The Elements of Innovation Discovered
Canada unveils carbon-negative electronic waste recycling tech Metal Tech News – July 12, 2023
A team of researchers out of the University of Toronto has pioneered a method of separating critical minerals and metals from electronic waste, such as electric vehicle batteries and wind turbine magnets, by using captured carbon dioxide and a little pressure to provide the critical materials needed for a zero-carbon future.
While conventional rare earth ores typically contain 1 to 2% of these tech metals, recycling electronic waste provides an efficient avenue to obtain these vital resources in concentrations upwards of 20 to 40%.

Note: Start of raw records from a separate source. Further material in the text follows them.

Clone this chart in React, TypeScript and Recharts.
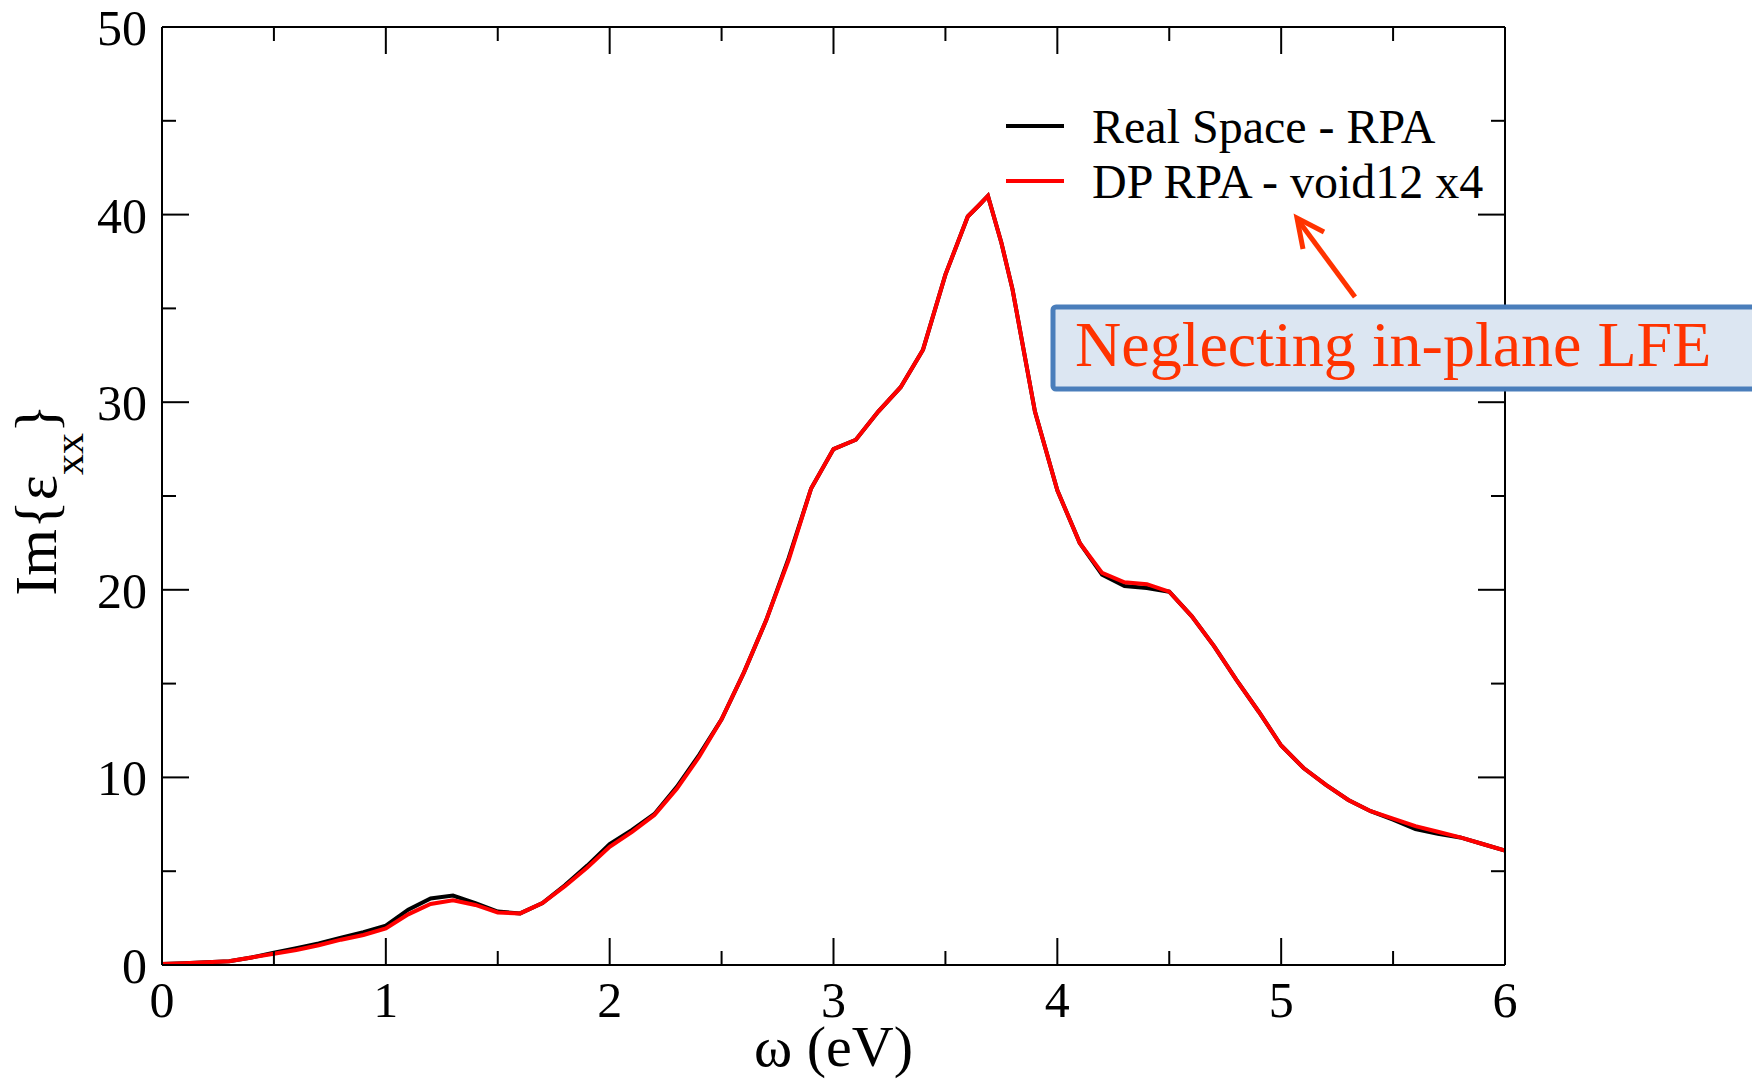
import React from 'react';
import { LineChart, Line, XAxis, YAxis, Legend, Label } from 'recharts';

// photon energy (eV)
const omega = [
  0, 0.1, 0.2, 0.3, 0.4, 0.5, 0.6, 0.7, 0.8, 0.9,
  1.0, 1.1, 1.2, 1.3, 1.4, 1.5, 1.6, 1.7, 1.8, 1.9,
  2.0, 2.1, 2.2, 2.3, 2.4, 2.5, 2.6, 2.7, 2.8, 2.9,
  3.0, 3.1, 3.2, 3.3, 3.4, 3.5, 3.6, 3.65, 3.69, 3.75,
  3.8, 3.9, 4.0, 4.1, 4.2, 4.3, 4.4, 4.5, 4.6, 4.7,
  4.8, 4.9, 5.0, 5.1, 5.2, 5.3, 5.4, 5.5, 5.6, 5.7,
  5.8, 5.9, 6.0,
];

// Im{eps_xx}, real space RPA (black)
const realSpaceRpa = [
  0.05, 0.1, 0.15, 0.2, 0.4, 0.65, 0.9, 1.15, 1.45, 1.75,
  2.1, 2.95, 3.55, 3.7, 3.3, 2.85, 2.75, 3.3, 4.25, 5.3,
  6.45, 7.2, 8.05, 9.5, 11.2, 13.1, 15.6, 18.4, 21.7, 25.4,
  27.5, 28.0, 29.5, 30.8, 32.8, 36.8, 39.9, 40.5, 41.0, 38.5,
  36.0, 29.5, 25.3, 22.5, 20.8, 20.2, 20.1, 19.9, 18.6, 17.0,
  15.2, 13.5, 11.7, 10.5, 9.6, 8.8, 8.2, 7.75, 7.25, 7.0,
  6.8, 6.45, 6.1,
];

// Im{eps_xx}, DP RPA void12 x4 (red)
const dpRpaVoid12 = [
  0.05, 0.1, 0.15, 0.2, 0.4, 0.6, 0.8, 1.05, 1.35, 1.6,
  1.95, 2.7, 3.25, 3.45, 3.2, 2.8, 2.75, 3.3, 4.2, 5.2,
  6.3, 7.1, 8.0, 9.4, 11.1, 13.1, 15.6, 18.4, 21.6, 25.4,
  27.5, 28.0, 29.5, 30.8, 32.8, 36.8, 39.9, 40.5, 41.0, 38.5,
  36.0, 29.5, 25.3, 22.5, 20.9, 20.4, 20.3, 19.9, 18.6, 17.0,
  15.2, 13.5, 11.7, 10.5, 9.6, 8.8, 8.2, 7.8, 7.4, 7.1,
  6.8, 6.45, 6.1,
];

const xTicks = [0, 0.5, 1, 1.5, 2, 2.5, 3, 3.5, 4, 4.5, 5, 5.5, 6];
const yTicks = [0, 5, 10, 15, 20, 25, 30, 35, 40, 45, 50];
const seriesNames = ['Real Space - RPA', 'DP RPA - void12 x4'];
const annotationText = 'Neglecting in-plane LFE';

const data = omega.map((w, i) => ({ w, real: realSpaceRpa[i], dp: dpRpaVoid12[i] }));

const SERIF = '"Liberation Serif", "Times New Roman", serif';
const MAJOR = 27;
const MINOR = 14;

function BottomTick({ x, y, payload }: any) {
  const major = Number.isInteger(payload.value);
  return (
    <g>
      <line x1={x} x2={x} y1={y} y2={y - (major ? MAJOR : MINOR)} stroke="#000" strokeWidth={2} />
      {major && (
        <text x={x} y={y + 52} textAnchor="middle" fontSize={50} fontFamily={SERIF} fill="#000">
          {payload.value}
        </text>
      )}
    </g>
  );
}

function TopTick({ x, y, payload }: any) {
  const major = Number.isInteger(payload.value);
  return <line x1={x} x2={x} y1={y} y2={y + (major ? MAJOR : MINOR)} stroke="#000" strokeWidth={2} />;
}

function LeftTick({ x, y, payload }: any) {
  const major = payload.value % 10 === 0;
  return (
    <g>
      <line x1={x} x2={x + (major ? MAJOR : MINOR)} y1={y} y2={y} stroke="#000" strokeWidth={2} />
      {major && (
        <text x={x - 15} y={y + 18} textAnchor="end" fontSize={50} fontFamily={SERIF} fill="#000">
          {payload.value}
        </text>
      )}
    </g>
  );
}

function RightTick({ x, y, payload }: any) {
  const major = payload.value % 10 === 0;
  return <line x1={x} x2={x - (major ? MAJOR : MINOR)} y1={y} y2={y} stroke="#000" strokeWidth={2} />;
}

function LegendContent({ payload }: any) {
  const items = [...(payload || [])].sort(
    (a: any, b: any) => seriesNames.indexOf(a.value) - seriesNames.indexOf(b.value)
  );
  return (
    <svg width={540} height={120}>
      {items.map((p: any, i: number) => (
        <g key={p.value}>
          <line x1={6} x2={64} y1={36 + i * 55} y2={36 + i * 55} stroke={p.color} strokeWidth={4} />
          <text x={92} y={53 + i * 55} fontSize={48} fontFamily={SERIF} fill="#000">
            {p.value}
          </text>
        </g>
      ))}
    </svg>
  );
}

const axisLine = { stroke: '#000', strokeWidth: 2 };

export default function App() {
  return (
    <div style={{ position: 'absolute', left: 0, top: 0, width: 1752, height: 1084, background: '#fff' }}>
      <LineChart
        width={1752}
        height={1084}
        data={data}
        margin={{ top: 17, right: 237, bottom: 59, left: 102 }}
        style={{ fontFamily: SERIF }}
      >
        <XAxis
          dataKey="w"
          type="number"
          domain={[0, 6]}
          ticks={xTicks}
          interval={0}
          allowDataOverflow
          height={60}
          tickSize={0}
          tickMargin={0}
          tickLine={false}
          axisLine={axisLine}
          tick={<BottomTick />}
        >
          <Label
            content={({ viewBox }: any) => (
              <text
                x={viewBox.x + viewBox.width / 2}
                y={viewBox.y + 101}
                textAnchor="middle"
                fontSize={58}
                fontFamily={SERIF}
                fill="#000"
              >
                ω (eV)
              </text>
            )}
          />
        </XAxis>
        <XAxis
          xAxisId="top"
          orientation="top"
          dataKey="w"
          type="number"
          domain={[0, 6]}
          ticks={xTicks}
          interval={0}
          allowDataOverflow
          height={10}
          tickSize={0}
          tickMargin={0}
          tickLine={false}
          axisLine={axisLine}
          tick={<TopTick />}
        />
        <YAxis
          type="number"
          domain={[0, 50]}
          ticks={yTicks}
          interval={0}
          allowDataOverflow
          width={60}
          tickSize={0}
          tickMargin={0}
          tickLine={false}
          axisLine={axisLine}
          tick={<LeftTick />}
        >
          <Label
            content={({ viewBox }: any) => {
              const cx = viewBox.x + viewBox.width - 106;
              const cy = viewBox.y + viewBox.height / 2 + 4;
              return (
                <text
                  x={cx}
                  y={cy}
                  transform={`rotate(-90 ${cx} ${cy})`}
                  textAnchor="middle"
                  fontSize={60}
                  fontFamily={SERIF}
                  fill="#000"
                >
                  <tspan>Im{'{'}ε</tspan>
                  <tspan dy={27} fontSize={42}>xx</tspan>
                  <tspan dy={-27}>{'}'}</tspan>
                </text>
              );
            }}
          />
        </YAxis>
        <YAxis
          yAxisId="right"
          orientation="right"
          type="number"
          domain={[0, 50]}
          ticks={yTicks}
          interval={0}
          allowDataOverflow
          width={10}
          tickSize={0}
          tickMargin={0}
          tickLine={false}
          axisLine={axisLine}
          tick={<RightTick />}
        />
        <Legend
          layout="vertical"
          align="center"
          verticalAlign="middle"
          content={<LegendContent />}
          wrapperStyle={{ left: 1000, top: 90, width: 540, height: 120 }}
        />
        <Line
          type="linear"
          dataKey="real"
          name={seriesNames[0]}
          stroke="#000"
          strokeWidth={4}
          dot={false}
          isAnimationActive={false}
        />
        <Line
          type="linear"
          dataKey="dp"
          name={seriesNames[1]}
          stroke="#ff0000"
          strokeWidth={4}
          dot={false}
          isAnimationActive={false}
        />
      </LineChart>
      <svg
        width={1752}
        height={1084}
        style={{ position: 'absolute', left: 0, top: 0, pointerEvents: 'none' }}
      >
        <line x1={1355} y1={297} x2={1298} y2={220} stroke="#ff3300" strokeWidth={5} />
        <polyline
          points="1303,249 1297,218 1324,232"
          fill="none"
          stroke="#ff3300"
          strokeWidth={5}
          strokeLinejoin="miter"
        />
        <rect x={1053} y={307} width={720} height={82} rx={3} fill="#dce6f2" stroke="#4a7ebb" strokeWidth={5} />
        <text x={1075} y={366} fontSize={64} fontFamily={SERIF} fill="#ff3300">
          {annotationText}
        </text>
      </svg>
    </div>
  );
}
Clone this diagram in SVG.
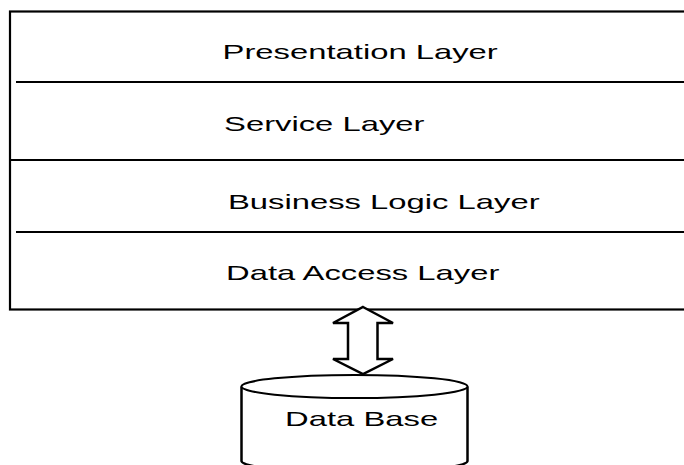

Due to this potential urban mining effort, international investment in recycling is growing, especially as the capacity and technologies for recycling electronics improve.
"There are countries, and Canada is one of the leaders, that are really looking at this and they understand the importance of enabling recycling to our society," said Gisele Azimi, a professor at University of Toronto Engineering Professor and Canada Research Chair for Urban Mining Innovations
The recycling technique her team has honed involves heating and pressurizing carbon dioxide and transforming it into a supercritical fluid. In this state, it can then be used to dissolve and extract critical metals from target waste.
The biggest advantage of this CO2 method is that heating does not require much energy. In fact, the conversion occurs at roughly 30 degrees Celsius (86 degrees Fahrenheit).
Published in "Inorganic Chemistry," the U of T researcher teams' results were made in collaboration with the Canadian Light Source synchrotron – a system that produces different kinds of light in order to study the structural and chemical properties of materials at the molecular level – who was approached to help refine and better understand the supercritical fluid recycling process.
Currently able to extract metals from car batteries, wind turbine magnets, fluorescent bulbs, and many things in between, Azimi and her collaborators have been experimenting to see how far this new carbon-negative recycling method can take them.
Working with industry partners on piloting the technique, the work that is pushing the boundaries on known recycling practices is currently aimed at recovering gold and copper from circuit boards.
With various REE separation technologies popping up out of the woodwork these days, recycling technologies are still in their relative infancy before an industry standard emerges to close the circle from manufacturer to market.
Although a deluge of resources is available to recycle with the decades of electronic waste that have been produced, it will be some time before the newest EVs, wind turbines, battery storages, and other renewable technologies reach the end of their lives to be recycled, so there is still time to perfect the tech that will recover it efficiently and cleanly.